There was no power steering on these tractors. I would have to go to one side of the steering wheel or the other and put all my strength and weight into pulling the wheel down to get the tractor to turn. To stop, I would go to the left side of the wheel, push in the clutch with all my strength and shift the gear to neutral, then go around the other side of the wheel and jump on the brake pedal.
I shudder to think what child protection services would think about that these days.
Before school, I would get up at 6 a.m. and trudge to the barn for chores. Hay and molasses for the cows. Pellets for the pigs. Cracked corn meal for the chickens. Scape down the cow shit, turn on the gutter cleaner system, fresh straw under the cows. There was no time for a shower before the school bus arrived, so I smelt like cow shit, but it didn’t matter every other farm boy on the bus did too.
Much of the farm work, I did alone. If something broke down, I had to figure out how to fix it. On a farm, you don’t call a handyman, you are the handyman. If a cow was in distress, I tried to figure out what was wrong. If the steers wouldn’t come back in the barn, I rounded them up. Tractor wouldn’t start, check the plugs and battery. If it needs a boost or a new plug, do it.

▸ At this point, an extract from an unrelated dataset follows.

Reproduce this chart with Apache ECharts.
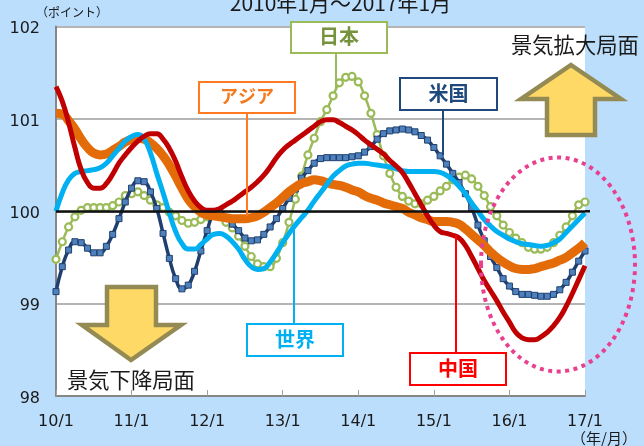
<!DOCTYPE html>
<html><head><meta charset="utf-8">
<style>html,body{margin:0;padding:0;background:#BBDEFD}#c{width:644px;height:446px}</style>
<script src="https://cdn.jsdelivr.net/npm/echarts@6/dist/echarts.min.js"></script>
</head><body><div id="c"></div>
<script>
const yearLabels = ['10/1','11/1','12/1','13/1','14/1','15/1','16/1','17/1'];
const yTicks = {min:98, max:102, step:1};
const usa = [99.13,99.40,99.58,99.67,99.66,99.60,99.55,99.55,99.62,99.75,99.92,100.10,100.25,100.33,100.32,100.21,100.03,99.76,99.49,99.27,99.16,99.20,99.35,99.57,99.79,99.97,100.00,99.93,99.86,99.79,99.71,99.68,99.69,99.75,99.83,99.92,100.03,100.14,100.24,100.36,100.44,100.52,100.57,100.58,100.58,100.58,100.58,100.59,100.60,100.64,100.70,100.78,100.84,100.87,100.88,100.89,100.88,100.86,100.82,100.77,100.69,100.60,100.51,100.41,100.31,100.19,100.04,99.85,99.68,99.51,99.39,99.27,99.19,99.13,99.10,99.10,99.09,99.08,99.08,99.10,99.15,99.23,99.34,99.46,99.57];
const japan = [99.48,99.67,99.83,99.94,100.01,100.04,100.04,100.04,100.04,100.06,100.10,100.17,100.19,100.21,100.17,100.12,100.07,100.04,99.99,99.95,99.90,99.87,99.88,99.91,99.94,99.97,99.96,99.88,99.82,99.73,99.62,99.51,99.43,99.40,99.40,99.49,99.66,99.88,100.13,100.38,100.61,100.79,100.97,101.10,101.25,101.39,101.45,101.46,101.40,101.25,101.06,100.83,100.60,100.41,100.26,100.16,100.11,100.08,100.08,100.12,100.16,100.22,100.27,100.34,100.37,100.39,100.35,100.27,100.17,100.05,99.95,99.85,99.77,99.71,99.66,99.61,99.59,99.59,99.61,99.66,99.74,99.83,99.95,100.07,100.10];
const world = [100.00,100.20,100.34,100.41,100.43,100.44,100.45,100.47,100.52,100.60,100.68,100.76,100.81,100.83,100.78,100.63,100.41,100.20,99.98,99.78,99.65,99.59,99.59,99.64,99.70,99.75,99.76,99.73,99.67,99.59,99.48,99.40,99.37,99.38,99.45,99.55,99.66,99.76,99.85,99.93,100.01,100.11,100.20,100.29,100.38,100.44,100.49,100.51,100.52,100.52,100.51,100.50,100.49,100.48,100.46,100.44,100.43,100.43,100.43,100.43,100.43,100.42,100.39,100.34,100.27,100.19,100.09,100.00,99.91,99.84,99.78,99.74,99.70,99.67,99.65,99.64,99.63,99.62,99.63,99.66,99.70,99.77,99.84,99.91,99.98];
const asia = [101.06,101.05,100.98,100.89,100.78,100.69,100.63,100.61,100.62,100.66,100.70,100.75,100.78,100.79,100.78,100.74,100.68,100.60,100.50,100.38,100.25,100.13,100.05,99.99,99.96,99.95,99.94,99.93,99.92,99.92,99.92,99.93,99.95,99.99,100.04,100.09,100.15,100.21,100.26,100.30,100.32,100.34,100.33,100.31,100.29,100.28,100.26,100.23,100.21,100.17,100.14,100.12,100.09,100.07,100.05,100.03,99.99,99.96,99.93,99.91,99.89,99.89,99.89,99.88,99.86,99.81,99.75,99.69,99.63,99.56,99.50,99.45,99.41,99.38,99.37,99.37,99.38,99.40,99.42,99.44,99.47,99.50,99.55,99.60,99.66];
const china = [101.35,101.19,100.96,100.69,100.45,100.31,100.25,100.25,100.30,100.40,100.52,100.61,100.69,100.76,100.81,100.84,100.84,100.78,100.68,100.54,100.37,100.22,100.11,100.04,100.01,100.01,100.03,100.07,100.11,100.16,100.21,100.26,100.32,100.39,100.48,100.58,100.66,100.72,100.77,100.82,100.87,100.92,100.97,100.99,100.99,100.96,100.92,100.88,100.83,100.77,100.72,100.67,100.62,100.55,100.49,100.42,100.31,100.19,100.07,99.95,99.85,99.78,99.76,99.74,99.71,99.63,99.51,99.38,99.25,99.14,99.03,98.91,98.80,98.69,98.63,98.61,98.61,98.64,98.69,98.76,98.85,98.97,99.11,99.26,99.41];
const referenceLevel = 100;

const FONT = '"DejaVu Sans", "Noto Sans CJK JP", sans-serif';
const CJK = '"Noto Sans CJK JP", sans-serif';
const categories = usa.map((_, i) => i % 12 === 0 ? yearLabels[i / 12] : 'm' + i);

function calloutBox(x, y, w, h, name, stroke, textColor, lx, ly1, ly2, size) {
  return [
    {type:'line', z:20, shape:{x1:lx,y1:ly1,x2:lx,y2:ly2}, style:{stroke:stroke,lineWidth:2}},
    {type:'rect', z:21, shape:{x:x,y:y,width:w,height:h}, style:{fill:'#fff',stroke:stroke,lineWidth:2}},
    {type:'text', z:22, style:{x:x+w/2,y:y+h/2-1,text:name,fill:textColor,font:'bold '+size+'px '+CJK,align:'center',verticalAlign:'middle'}}
  ];
}
function freeText(x, y, text, size, align) {
  return {type:'text', z:22, style:{x:x,y:y,text:text,fill:'#1a1a1a',font:size+'px '+CJK,align:align||'left',verticalAlign:'middle'}};
}
function arrow(points) {
  return {type:'polygon', z:15, shape:{points:points}, style:{fill:'#FFD966',stroke:'#948A54',lineWidth:4.5,lineJoin:'miter'}};
}
const chart = echarts.init(document.getElementById('c'), null, {renderer:'canvas'});
chart.setOption({
  animation:false,
  backgroundColor:'#BBDEFD',
  title:{text:'2010年1月〜2017年1月', left:335.5, textAlign:'center', top:-12.5,
    textStyle:{fontFamily:CJK,fontSize:21,fontWeight:'normal',color:'#1a1a1a'}},
  grid:{left:56,right:59,top:26.5,bottom:50,show:true,backgroundColor:'#fff',borderWidth:0},
  xAxis:{type:'category',data:categories,boundaryGap:false,
    axisLine:{onZero:false,lineStyle:{color:'#868686',width:2}},
    axisTick:{inside:true,length:6,interval:11,lineStyle:{color:'#a0a0a0',width:1}},
    axisLabel:{interval:11,margin:18,showMaxLabel:true,hideOverlap:false,color:'#1a1a1a',fontFamily:FONT,fontSize:16},
    splitLine:{show:false}},
  yAxis:{type:'value',min:yTicks.min,max:yTicks.max,interval:yTicks.step,
    axisLine:{show:true,lineStyle:{color:'#868686',width:2}},
    axisTick:{show:false},
    axisLabel:{margin:16,verticalAlign:'middle',verticalAlignMinLabel:'middle',verticalAlignMaxLabel:'middle',
      formatter:v => '{n|' + v + '}',
      rich:{n:{color:'#1a1a1a',fontFamily:FONT,fontSize:16,padding:[5,0,0,0]}}},
    splitLine:{show:true,lineStyle:{color:'#b4b4b4',width:2}}},
  series:[
    {name:'日本',type:'line',data:japan,smooth:0.5,z:3,symbol:'circle',symbolSize:7,showAllSymbol:true,
      lineStyle:{color:'#9BBB59',width:2.5},itemStyle:{color:'#fff',borderColor:'#9BBB59',borderWidth:2.2}},
    {name:'米国',type:'line',data:usa,smooth:0.5,z:4,symbol:'rect',symbolSize:6,showAllSymbol:true,
      lineStyle:{color:'#1F3F6E',width:3.5},itemStyle:{color:'#4F81BD',borderColor:'#1F3F6E',borderWidth:1}},
    {name:'アジア',type:'line',data:asia,smooth:0.5,z:5,symbol:'none',lineStyle:{color:'#E36C09',width:9}},
    {name:'世界',type:'line',data:world,smooth:0.5,z:6,symbol:'none',lineStyle:{color:'#00B0F0',width:5}},
    {name:'中国',type:'line',data:china,smooth:0.5,z:7,symbol:'none',lineStyle:{color:'#C00000',width:5}},
    {name:'基準',type:'line',data:[],z:8,symbol:'none',
      markLine:{silent:true,symbol:'none',label:{show:false},z:8,
        lineStyle:{color:'#111',width:2.5,type:'solid'},data:[{yAxis:referenceLevel}]}}
  ],
  graphic:{elements:[].concat(
    calloutBox(291,22,96,31,'日本','#9BBB59','#76923C',336,53,90,20),
    calloutBox(199,82,96,31,'アジア','#FF7A22','#F47A1F',247,113,216,18),
    calloutBox(400,78,97,32,'米国','#1F497D','#1F497D',443,110,155,20),
    calloutBox(247,324,96,32,'世界','#00B0F0','#00B0F0',294,324,230,20),
    calloutBox(410,353,96,32,'中国','#FF0000','#FF0000',456,353,235,20),
    [
      arrow([[571,65],[621,99],[595,99],[595,135],[547,135],[547,99],[521,99]]),
      arrow([[107,287],[156,287],[156,325],[181,325],[131,360],[82,325],[107,325]]),
      freeText(511,45,'景気拡大局面',21.3),
      freeText(67,380,'景気下降局面',21.3),
      freeText(36,12,'（ポイント）',12),
      freeText(571,438,'（年/月）',15),
      {type:'ellipse',z:14,shape:{cx:558,cy:264.5,rx:77,ry:107},
        style:{fill:'none',stroke:'#E8408F',lineWidth:4,lineDash:[4,4.5]}}
    ]
  )}
});
const y100 = chart.convertToPixel({yAxisIndex:0}, referenceLevel);
const xEnd = chart.convertToPixel({xAxisIndex:0}, yearLabels[yearLabels.length-1]);
chart.setOption({graphic:{elements:[{id:'refStub',type:'line',z:8,shape:{x1:xEnd,y1:y100,x2:xEnd+5,y2:y100},style:{stroke:'#111',lineWidth:2.5}}]}});
</script></body></html>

On a farm, you learn to get things done. More so, you learn that you can do them. From a young age, I’ve had confidence that whatever the task or challenge, I can figure it out or throw my literal or proverbial muscle at it, and things will generally work out. I’ve done it all my life.
Lisa’s confidence comes from a different place: she’s driven to succeed.
I’m a guy whose parents provided a cushy first 20 years with lots of opportunity. I took my privileged position for granted and squandered opportunities in different ways until I finally matured at around 25.
Not Lisa. She has had to work her ass off for everything she’s achieved.
Her mother, a true survivor, and Lisa lived in a cottage without running water one winter. After school, there was no babysitter. Instead, Lisa would head to the courthouse where her mother worked as a court reporter and sit in the pews watching the proceedings or doing her homework.
It was during this period, like when she was nine years old, that Lisa decided she would be a lawyer; not wanted to be a lawyer, would be a lawyer.
Lisa excelled in high school even though she will tell you that she wasn’t a naturally gifted student. Instead, she worked as hard as she could. (Oh ya, I forgot, she did high school in French. Her second language.) She got into university, which she and her mother paid for with meagre savings and student loans.
She plowed through undergrad with decent, but not spectacular grades. When it came time to apply to law school, she applied to a French program as there was less competition for spots. She got in, again plowed through, and became the president of her class. She passed the bar, having to take one test twice. She worked full time in summers and part time during the school year.
After the bar, she got a job in a law firm with dozens of male lawyers and two females. She went into the male dominated field of criminal law. She excelled in court. She left her home city and moved to another with more opportunity. She made that work too.
Lisa is so driven to succeed; she sometimes doesn’t know when she can stop and pushes for perfection.
For example, she once defended a notorious hood who, in front of dozens of people in a nightclub, pulled a knife, chased down another guy and stabbed him. Turns out none of the holes her client poked in the guy were fatal, so he was only charged with attempted murder. The Crown thought it was and open and shut case, but after Lisa got done cross examining the cops, witnesses and alleged victim, the case lay in tatters, and her client was convicted of common assault.
Big success, right? Nope, Lisa was mad that he wasn’t found innocent.
I remember saying to her:
“He stabbed a guy in front of a crowd of witnesses. Did you want the judge to give him a medal?”
She smiled.
“Maybe just a small one.”
Lisa is used to succeeding regularly through sheer will. She is confident she can get things done no matter how difficult the challenges. She knows this because she’s been doing it all her life.
You put us together and you get two capable people who aren’t afraid of a challenge, or failing at a challenge either, because we have confidence in ourselves.
That’s why we thought WE– Lisa Grassi Blais and Jake Rupert – could chuck our comfy lives in North America to live a more relaxing life in pastural foothills of rural Abruzzo, Italy. That’s why last year, we decided to open another location. There might be problems looming, but we’ll solve them.
We might not be the sharpest or most talented people around, but we believe in ourselves enough to think that if we work together, there’s almost no challenge we can’t meet.